Melting ice could expose vast new mineral frontiers in Antarctica, study warns

 

 

As climate change redraws the Antarctic coastline, it may also be unveiling something far more contentious than bare rock: mineral wealth long locked beneath ice.

A new study published in Nature Climate Change projects that up to 120,000 square kilometres of new ice-free land an increase of roughly 550 per cent could emerge across Antarctica over the next three centuries under warming scenarios. The research, led by Erica M. Lucas and colleagues, combines advanced sea-level modelling with ice-sheet melt projections to map how retreating ice and shifting shorelines will reshape the continent.
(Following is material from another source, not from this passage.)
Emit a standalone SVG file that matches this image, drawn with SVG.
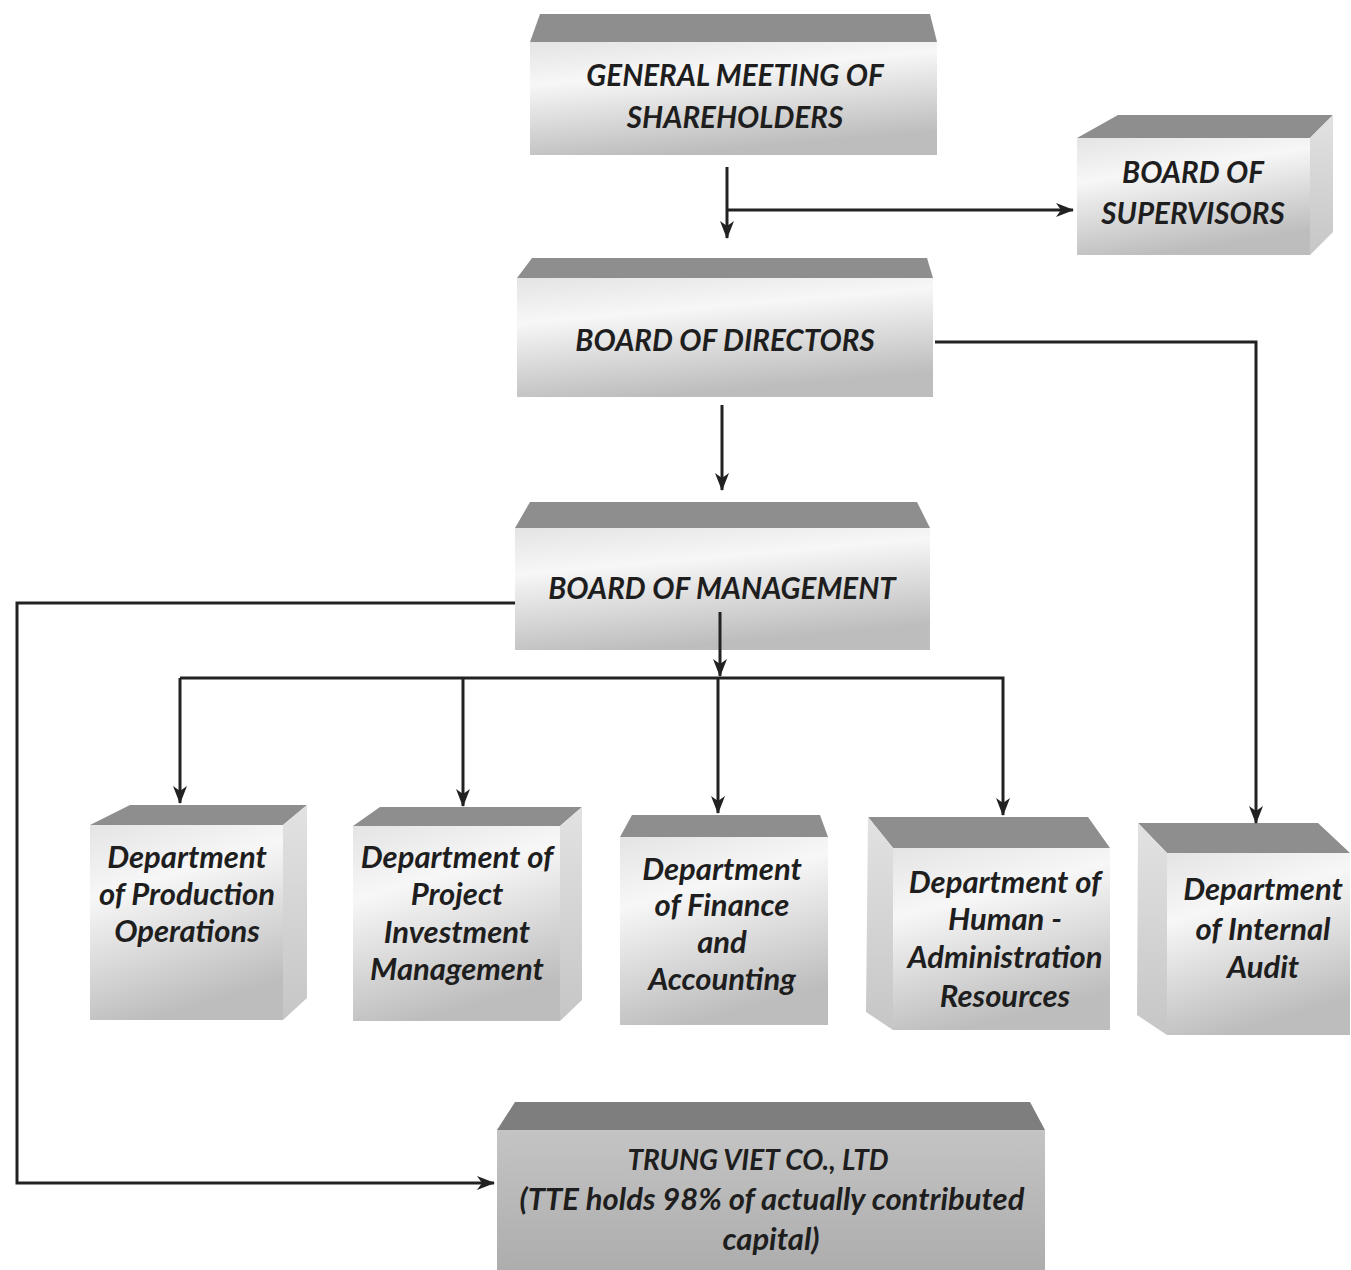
<svg xmlns="http://www.w3.org/2000/svg" width="1351" height="1270" viewBox="0 0 1351 1270">
<defs>
<linearGradient id="front" x1="0" y1="0" x2="0.3" y2="1">
<stop offset="0" stop-color="#e4e4e4"/>
<stop offset="0.35" stop-color="#f7f7f7"/>
<stop offset="1" stop-color="#bdbdbd"/>
</linearGradient>
<linearGradient id="frontDark" x1="0" y1="0" x2="0" y2="1">
<stop offset="0" stop-color="#c4c4c4"/>
<stop offset="1" stop-color="#adadad"/>
</linearGradient>
<linearGradient id="side" x1="0" y1="0" x2="0" y2="1">
<stop offset="0" stop-color="#e2e2e2"/>
<stop offset="1" stop-color="#c6c6c6"/>
</linearGradient>
<marker id="arr" viewBox="0 0 18 14" refX="17" refY="7" markerWidth="18" markerHeight="14" markerUnits="userSpaceOnUse" orient="auto">
<path d="M0,0 L18,7 L0,14 L5,7 z" fill="#222"/>
</marker>
</defs>
<style>
.top{fill:#8e8e8e}
.topd{fill:#7e7e7e}
.front{fill:url(#front)}
.side{fill:url(#side)}
.t{font-family:Lato,"Open Sans","Liberation Sans",sans-serif;font-weight:bold;font-style:italic;fill:#1e1e1e;text-anchor:middle}
.b{font-size:29.5px}
.d{font-size:31px}
.c{fill:none;stroke:#222;stroke-width:3}
</style>
<rect width="1351" height="1270" fill="#ffffff"/>

<g id="general-meeting">
<polygon class="top" points="540,14 930,14 937,42 530,42"/>
<rect class="front" x="530" y="42" width="407" height="113"/>
<text class="t b" x="735" y="86">GENERAL MEETING OF</text>
<text class="t b" x="735" y="128">SHAREHOLDERS</text>
</g>

<g id="board-of-supervisors">
<polygon class="top" points="1118,115 1333,115 1310,138 1077,138"/>
<polygon class="side" points="1310,138 1333,115 1333,232 1310,255"/>
<rect class="front" x="1077" y="138" width="233" height="117"/>
<text class="t b" x="1193" y="183">BOARD OF</text>
<text class="t b" x="1193" y="224">SUPERVISORS</text>
</g>

<g id="board-of-directors">
<polygon class="top" points="532,258 927,258 933,278 517,278"/>
<rect class="front" x="517" y="278" width="416" height="119"/>
<text class="t b" x="725" y="351">BOARD OF DIRECTORS</text>
</g>

<g id="board-of-management">
<polygon class="top" points="530,502 917,502 930,528 515,528"/>
<rect class="front" x="515" y="528" width="415" height="122"/>
<text class="t b" x="722" y="599">BOARD OF MANAGEMENT</text>
</g>

<g id="dept-production">
<polygon class="top" points="130,805 307,805 283,825 90,825"/>
<polygon class="side" points="283,825 307,805 307,998 283,1020"/>
<rect class="front" x="90" y="825" width="193" height="195"/>
<text class="t d" x="187" y="868">Department</text>
<text class="t d" x="187" y="905">of Production</text>
<text class="t d" x="187" y="942">Operations</text>
</g>

<g id="dept-project">
<polygon class="top" points="380,807 582,807 560,826 353,826"/>
<polygon class="side" points="560,826 582,807 582,1000 560,1021"/>
<rect class="front" x="353" y="826" width="207" height="195"/>
<text class="t d" x="457" y="868">Department of</text>
<text class="t d" x="457" y="905">Project</text>
<text class="t d" x="457" y="943">Investment</text>
<text class="t d" x="457" y="980">Management</text>
</g>

<g id="dept-finance">
<polygon class="top" points="632,815 820,815 828,837 620,837"/>
<rect class="front" x="620" y="837" width="208" height="188"/>
<text class="t d" x="722" y="880">Department</text>
<text class="t d" x="722" y="916">of Finance</text>
<text class="t d" x="722" y="953">and</text>
<text class="t d" x="722" y="990">Accounting</text>
</g>

<g id="dept-human">
<polygon class="top" points="868,817 1088,817 1110,848 893,848"/>
<polygon class="side" points="868,817 893,848 893,1030 866,1012"/>
<rect class="front" x="893" y="848" width="217" height="182"/>
<text class="t d" x="1005" y="893">Department of</text>
<text class="t d" x="1005" y="930">Human -</text>
<text class="t d" x="1005" y="968">Administration</text>
<text class="t d" x="1005" y="1007">Resources</text>
</g>

<g id="dept-audit">
<polygon class="top" points="1138,823 1318,823 1350,853 1167,853"/>
<polygon class="side" points="1138,823 1167,853 1167,1035 1137,1015"/>
<rect class="front" x="1167" y="853" width="183" height="182"/>
<text class="t d" x="1263" y="900">Department</text>
<text class="t d" x="1263" y="940">of Internal</text>
<text class="t d" x="1263" y="978">Audit</text>
</g>

<g id="trung-viet">
<polygon class="topd" points="515,1102 1030,1102 1045,1130 497,1130"/>
<rect fill="url(#frontDark)" x="497" y="1130" width="548" height="140"/>
<text class="t" style="font-size:28px" x="758" y="1170">TRUNG VIET CO., LTD</text>
<text class="t" style="font-size:31px" x="772" y="1210">(TTE holds 98% of actually contributed</text>
<text class="t" style="font-size:31px" x="771" y="1250">capital)</text>
</g>

<g id="connectors">
<path class="c" d="M727,167 V238" marker-end="url(#arr)"/>
<path class="c" d="M727,210 H1073" marker-end="url(#arr)"/>
<path class="c" d="M722,405 V490" marker-end="url(#arr)"/>
<path class="c" d="M935,342 H1256 V823" marker-end="url(#arr)"/>
<path class="c" d="M515,603 H17 V1183 H494" marker-end="url(#arr)"/>
<path class="c" d="M720,612 V676" marker-end="url(#arr)"/>
<path class="c" d="M180,678 H1003 V815" marker-end="url(#arr)"/>
<path class="c" d="M180,678 V803" marker-end="url(#arr)"/>
<path class="c" d="M463,678 V806" marker-end="url(#arr)"/>
<path class="c" d="M718,678 V813" marker-end="url(#arr)"/>
</g>
</svg>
The findings suggest that newly exposed terrain will appear in all regions with existing territorial claims, as well as in the currently unclaimed sector of West Antarctica. And where rock emerges, geology follows. Based on the continent’s known geological structure and mapped mineral occurrences, the authors argue that this land exposure is likely to reveal new deposits of metals and other mineral resources.

Antarctica is currently protected from mining by the 1991 Protocol on Environmental Protection to the Antarctic Treaty, which prohibits mineral resource activities other than scientific research. But the study notes that as ice-free land expands and global demand for critical minerals intensifies, economic and political pressure to reconsider Antarctic resources could grow in the coming centuries.

The projections rely on state-of-the-art modelling of glacial isostatic adjustment and sea-level change, accounting for how Earth’s crust rebounds as ice mass diminishes. The result is not only retreating ice sheets but also shifting coastlines and exposure of bedrock in areas previously inaccessible beneath thick ice cover.

The implications are as much geopolitical as geological. New land exposure across claimed and unclaimed sectors could revive dormant territorial sensitivities in a region long governed by cooperative scientific norms. At the same time, mineral extraction in one of the planet’s most fragile ecosystems would raise profound environmental questions.

The authors stop short of advocating development, instead framing their work as a warning: as climate change accelerates, Antarctica’s physical transformation may outpace its legal and governance frameworks. In a warming world, they suggest, the debate may no longer be about whether resources exist beneath the ice—but whether the global community can resist the temptation to exploit them.